Fed Confirms Government Regulation Is Not the Answer to Equifax Data Breach

As reported by Bloomberg earlier this week, the Federal Reserve’s associate director of supervision and regulation, Arthur Lindo, announced that more regulation will not help protect the financial system against cyber attacks, such as the Equifax hack that breached more than 145 million people’s confidential data earlier this year.

The comments come after Senate leadership asked regulators whether they need more authority to help ensure credit bureaus adequately protect consumers’ information. Yet as the Fed confirmed, there are already plenty of cybersecurity regulations that financial institutions must follow. According to the article, “Several lenders and trade groups collected all U.S. and global guidance documents, regulatory requirements and recent proposals on cybersecurity… It ended up being a 2,000-line spreadsheet showing a lot of overlap between rules and demands from different regulators.”

As I wrote in an earlier blog post, government regulation has failed to ensure the cyber safety of credit reporting firms in the past. This is despite nearly 50 years of intense credit reporting regulation, predominately under the Fair Credit Reporting Act. Such legislation, however, merely limited competition and eroded the accountability of credit reporting firms, leading to the concentrated and unaccountable industry we have today. This has not made the system any more efficient, equitable, or safe. Quite simply, the government has neither the requisite knowledge nor the proper incentives to manage credit reporting cybersecurity and establish best practices in the industry.
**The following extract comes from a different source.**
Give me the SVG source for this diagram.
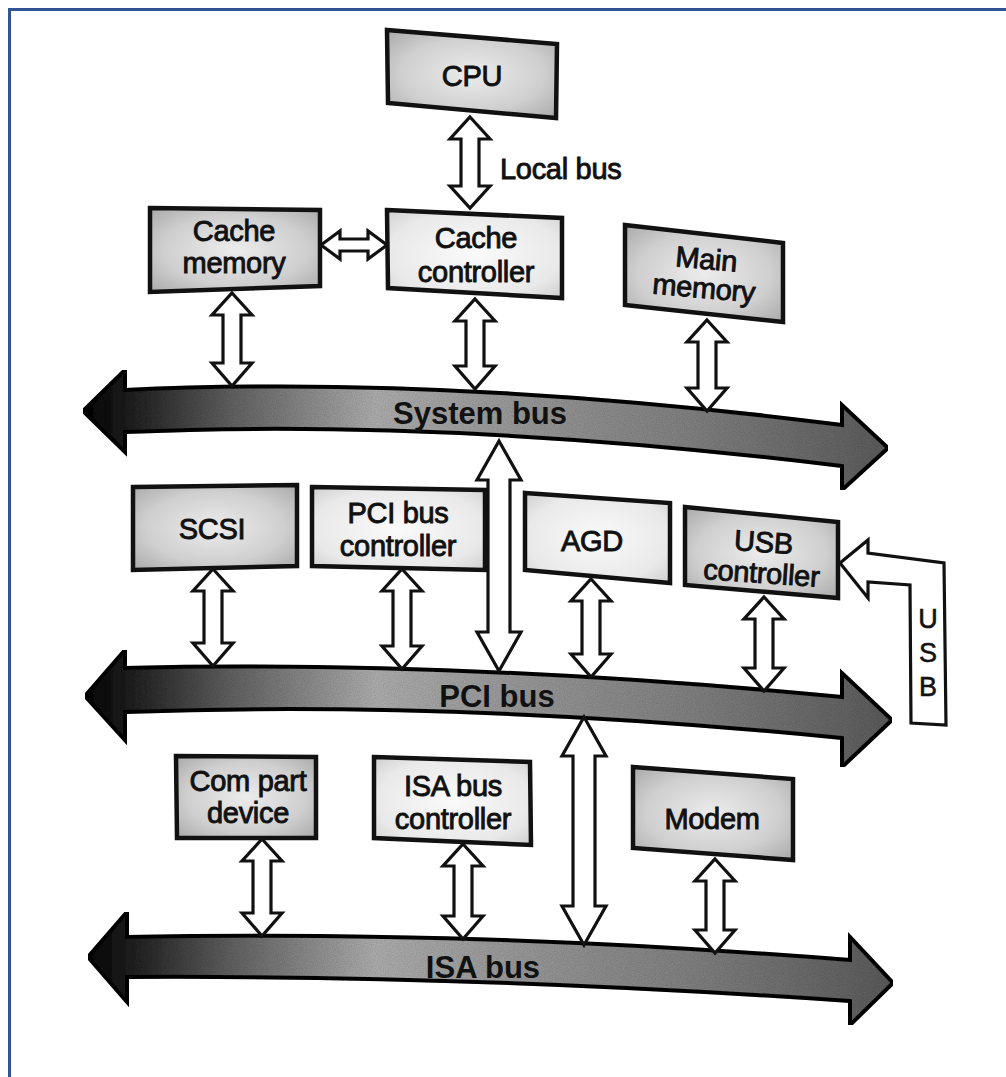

A better approach would be to break down the barriers to competition in the credit reporting industry. Firms such as Equifax have clearly not responded to regulators, but they will have to respond to competition from innovative challengers, or consumers will take their business elsewhere. 

As the Fed recognizes, giving more authority to regulators to pile on new rules will do little to solve today’s cybersecurity problems. There is already plenty of regulation, and it’s unlikely we need any more.